In Citrix’s case, the audio codecs mainly used are SPEEX and Vorbis, both of which have to a large extent been replaced by OPUS by many. SPEEX, as the pun-of-a-name suggests, is aimed at voice data, whilst Vorbis is more tuned to music/general audio (hidden away in the Receiver partner guides [PDF]). These are essentially server-“rendered” audio. There have been a few hints that this was an area of technology that generally isn’t as good as it will need to be; an obscure support paper from NVIDIA (back in 2016) indicated that if you were hoping to do VFX-type video editing you probably needed to look at this: “The remoting protocols and virtualization stacks also handle audio/graphical channel synchronization differently and users should consult their remoting vendor e.g. Citrix/VMware/other on their technologies to avoid drift over time.”). A few have noticed the tendency for some protocols to drift but it’s rare—however, recently there are signs this may become of interest to the mainstream VDI user, as well as the cutting-edge new video and VFX cases.
A few weeks ago veteran CTP Tobias Kreidl published a (very good—a must read!) guest blog on the Citrix site reviewing the Raspberry Pi as a thin client in which he noted some setting tweaks he’d made to overcome audio/video synchronization issues. In particular, he noted:“The audio quality problem turned out to be fixed by a modification to the ‘timer-base scheduling’ parameter. This fixed not only the poor sound quality with the analogue jack, but also HDMI audio output quality issues. While the claim is that digital audio quality may suffer some with this setting, to me it was imperceptible.”
Now Tobias was using the Raspberry Pi, which means he was using Citrix Receiver client for Linux. Usually, some of the work required to synchronize audio and video takes place in the client, so OS-specific features like this may not be available on Windows Receiver etc. Tobias switched a setting (Audio Latency Control) under the hood that allows packets to be dropped to keep the audio in-sync. It’s a fairly effective trick that Tobias found works well for most VDI users.
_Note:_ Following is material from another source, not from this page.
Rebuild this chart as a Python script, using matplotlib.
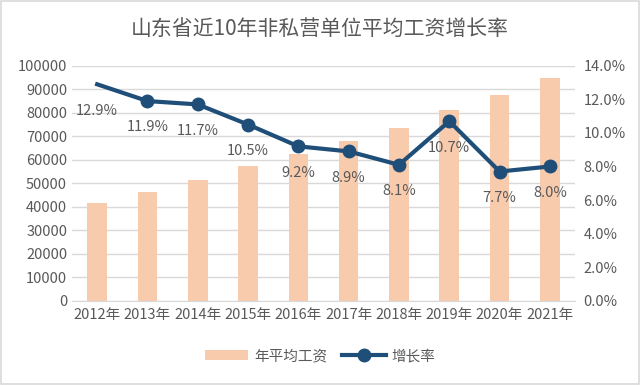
import matplotlib
matplotlib.use("Agg")
import matplotlib.pyplot as plt
from matplotlib.patches import Rectangle

plt.rcParams['font.family'] = ['Noto Sans CJK SC', 'DejaVu Sans']

years = ['2012年', '2013年', '2014年', '2015年', '2016年', '2017年', '2018年', '2019年', '2020年', '2021年']
wages = [41500, 46300, 51600, 57200, 62400, 67900, 73500, 81400, 87600, 94700]
growth = [12.9, 11.9, 11.7, 10.5, 9.2, 8.9, 8.1, 10.7, 7.7, 8.0]
labels = ['12.9%', '11.9%', '11.7%', '10.5%', '9.2%', '8.9%', '8.1%', '10.7%', '7.7%', '8.0%']

bar_c = '#F8CBAD'
line_c = '#1F4E79'
txt_c = '#595959'

fig = plt.figure(figsize=(6.4, 3.85), dpi=100)
fig.patches.append(Rectangle((0.002, 0.003), 0.996, 0.994, transform=fig.transFigure,
                             fill=False, edgecolor='#D9D9D9', lw=1.2))
ax = fig.add_axes([0.1125, 0.219, 0.786, 0.61])
x = list(range(len(years)))
bars = ax.bar(x, wages, width=0.39, color=bar_c, zorder=2, label='年平均工资')
ax.set_ylim(0, 100000)
ax.set_yticks(range(0, 100001, 10000))
ax.set_xlim(-0.5, len(years) - 0.5)
ax.set_xticks(x)
ax.set_xticklabels(years)
ax.grid(axis='y', color='#D9D9D9', lw=1, zorder=0)
for s in ['top', 'right', 'left']:
    ax.spines[s].set_visible(False)
ax.spines['bottom'].set_color('#D9D9D9')
ax.tick_params(length=0, labelsize=10.5, colors=txt_c)
ax.tick_params(axis='x', pad=5)

ax2 = ax.twinx()
ln, = ax2.plot(x, growth, color=line_c, lw=3, marker='o', ms=9, markevery=list(range(1, 10)),
               zorder=3, label='增长率')
ax2.set_ylim(0, 14)
ax2.set_yticks([0, 2, 4, 6, 8, 10, 12, 14])
ax2.set_yticklabels([f'{v:.1f}%' for v in [0, 2, 4, 6, 8, 10, 12, 14]])
for s in ax2.spines.values():
    s.set_visible(False)
ax2.tick_params(length=0, labelsize=10.5, colors=txt_c, pad=6)
for xi, g, lab in zip(x, growth, labels):
    ax2.annotate(lab, (xi, g), xytext=(0, -19), textcoords='offset points',
                 ha='center', va='center', fontsize=10.5, color=txt_c)

fig.text(0.5, 0.925, '山东省近10年非私营单位平均工资增长率', ha='center', va='center',
         fontsize=15, color=txt_c)
fig.legend(handles=[bars, ln], loc='center', bbox_to_anchor=(0.5, 0.075), ncol=2,
           frameon=False, fontsize=10.5, labelcolor=txt_c, handlelength=3, columnspacing=1.0,
           handletextpad=0.4)
fig.savefig('out.png', dpi=100)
The “Audio Latency Control” is a very obscure parameter, while the Linux Receiver is a product used by OEM thin client manufacturers to incorporate into their own products and historically it was developed by the UK HDX performance and research team which means it often led on features, performance, and OEM feature requests. The obscure OEM Linux Receiver partner guide [PDF] is pretty much the only place you’ll find much information on this or SPEEX/Vorbis (particularly around page 43-44). To the best of my knowledge, the Audio Latency Control feature has never propagated to Citrix’s other clients (e.g., for Windows) and there’s certainly a lack of definitive documentation.
Other protocols
There are a few ways audio-to-video synchronization can be achieved, and it’s been a field of intense interest outside VDI, particularly with video streaming services like Netflix. For pure video, there are a wider range of options, as there are usually a lot of tricks to be done with buffering. These, however, aren’t really an option with interactive VDI and graphics/gaming. Dropping packets with a (hopefully) imperceivable degradation or Time Stamping (making sure the audio and graphics packets can be matched up) are options, but they come with quality or performance overheads.
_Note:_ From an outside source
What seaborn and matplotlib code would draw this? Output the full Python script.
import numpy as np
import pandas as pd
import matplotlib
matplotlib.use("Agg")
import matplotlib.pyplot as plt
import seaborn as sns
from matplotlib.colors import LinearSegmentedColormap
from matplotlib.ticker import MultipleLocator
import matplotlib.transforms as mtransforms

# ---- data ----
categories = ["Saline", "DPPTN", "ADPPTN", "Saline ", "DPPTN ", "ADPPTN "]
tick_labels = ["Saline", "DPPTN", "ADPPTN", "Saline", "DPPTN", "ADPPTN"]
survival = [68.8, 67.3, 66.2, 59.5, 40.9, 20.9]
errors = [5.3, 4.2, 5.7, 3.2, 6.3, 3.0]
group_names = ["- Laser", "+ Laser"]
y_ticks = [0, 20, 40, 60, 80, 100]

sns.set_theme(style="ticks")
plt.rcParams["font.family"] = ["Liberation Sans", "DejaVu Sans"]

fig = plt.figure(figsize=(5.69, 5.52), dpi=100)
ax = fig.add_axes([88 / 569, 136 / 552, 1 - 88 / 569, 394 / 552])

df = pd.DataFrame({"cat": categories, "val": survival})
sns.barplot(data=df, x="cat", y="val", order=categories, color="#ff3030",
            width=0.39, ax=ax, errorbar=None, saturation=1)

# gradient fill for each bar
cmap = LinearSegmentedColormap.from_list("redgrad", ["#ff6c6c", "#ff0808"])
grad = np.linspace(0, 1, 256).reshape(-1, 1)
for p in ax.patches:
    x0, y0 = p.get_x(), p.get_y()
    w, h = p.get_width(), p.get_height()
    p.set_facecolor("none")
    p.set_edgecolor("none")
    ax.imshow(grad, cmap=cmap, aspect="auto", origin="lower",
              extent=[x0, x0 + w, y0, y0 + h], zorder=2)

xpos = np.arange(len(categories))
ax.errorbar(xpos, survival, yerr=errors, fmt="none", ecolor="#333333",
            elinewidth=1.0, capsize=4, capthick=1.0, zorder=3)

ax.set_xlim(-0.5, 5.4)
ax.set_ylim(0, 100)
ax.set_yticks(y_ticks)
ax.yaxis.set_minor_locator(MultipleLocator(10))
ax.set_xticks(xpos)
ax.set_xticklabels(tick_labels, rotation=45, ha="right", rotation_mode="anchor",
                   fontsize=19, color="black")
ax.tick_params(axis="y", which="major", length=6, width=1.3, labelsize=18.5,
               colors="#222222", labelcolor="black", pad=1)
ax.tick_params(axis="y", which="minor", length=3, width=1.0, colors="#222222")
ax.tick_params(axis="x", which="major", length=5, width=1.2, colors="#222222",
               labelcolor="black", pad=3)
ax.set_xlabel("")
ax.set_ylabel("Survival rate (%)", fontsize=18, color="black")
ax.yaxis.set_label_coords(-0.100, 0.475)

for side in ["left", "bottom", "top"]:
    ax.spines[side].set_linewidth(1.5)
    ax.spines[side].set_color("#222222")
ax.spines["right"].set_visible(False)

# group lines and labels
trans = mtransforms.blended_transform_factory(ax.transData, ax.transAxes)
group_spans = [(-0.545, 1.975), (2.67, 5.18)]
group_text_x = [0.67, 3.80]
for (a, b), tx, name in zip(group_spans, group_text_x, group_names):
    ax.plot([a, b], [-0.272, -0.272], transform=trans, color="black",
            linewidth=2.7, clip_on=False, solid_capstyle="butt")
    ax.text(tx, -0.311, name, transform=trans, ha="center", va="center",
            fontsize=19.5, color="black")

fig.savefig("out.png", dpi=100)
Beyond Citrix, very few protocols seem to publish any information on their capabilities, although comparable high-end protocols such as Teradici do seem to have some capabilities, for enhanced audio/video sync. But much like Citrix, they indicate there is a small impact on performance: “This feature introduces a small lag in user interaction responsiveness when enabled.”
After trawling and googling through vast reams of documentation, support articles, and conference presentations, I found nothing to indicate specific capabilities were available from other major protocols. The young VMware Blast Extreme protocol seems entirely focused on information around graphics.
With RDP, I certainly found a lot of folks experiencing audio latency, but these were mostly associated with more significant issues than raw fundamental protocol issues (e.g., broken drivers, settings mis-configured, incompatible headsets, etc.). Like graphics, the raw protocol often gets the finger for more basic issues once limitations are known.
The corner cases
There’s been an increase in interest for VFX type use cases and whilst the graphics is now good enough, so much so that Jellyfish pictures have moved a fair amount of work to cloud and the Nimble Collective have launched their Cloud Animation Platform. I suspect, though, that the very extreme demands on audio and graphics and also the synchronization needs mean that high-end video and film editing is probably still best left on beefy workstations for now.
It’s time the community weighed in on audio synchronization
Over the last five years, as cloud GPUs from the likes of NVIDIA, AMD, and to some extent Intel have taken off, there’s been a great deal of investment and innovation from protocol vendors and product managers in graphics remoting, and also a huge amount of community scrutiny and input.
Tools like RDAnalyzer and GPU Profiler, as well as mainstream commercial monitoring and analysis products (Login VSI, Fraps, Goliath, ControlUp, etc.) have advanced greatly. There’s also a body of community experts discussing H.264 vs. RLE Bitmap encoding and artifacts pop up at every EUC conference—the likes of Helge Klein, Barry Schiffer, Ben Jones, Ruben Spruijt, Benny Tritsch, Tobias Kreidl, Martin Rowan, Magnar Johnson, Bram Wolfs, Bas van Kaam, Rody Kossen… and countless others too numerous to name.
Yet, we haven’t seen the same level of discussion or investigation on audio/speech codecs (e.g., SPEEX vs OPUS vs Vorbis). The ARM Cortex-A Neon extensions included in the Raspberry Pi Tobias was using have a specifications list that include a wide range of audio codecs, but little discussion on their relative merits occurs, let alone quantifying the capabilities with respect to synchronization to graphics.
So, for 2019, I’d love to see those community groups kick the tires and look closer at how robust protocols are in this area, as there certainly isn’t much information available from the vendors themselves.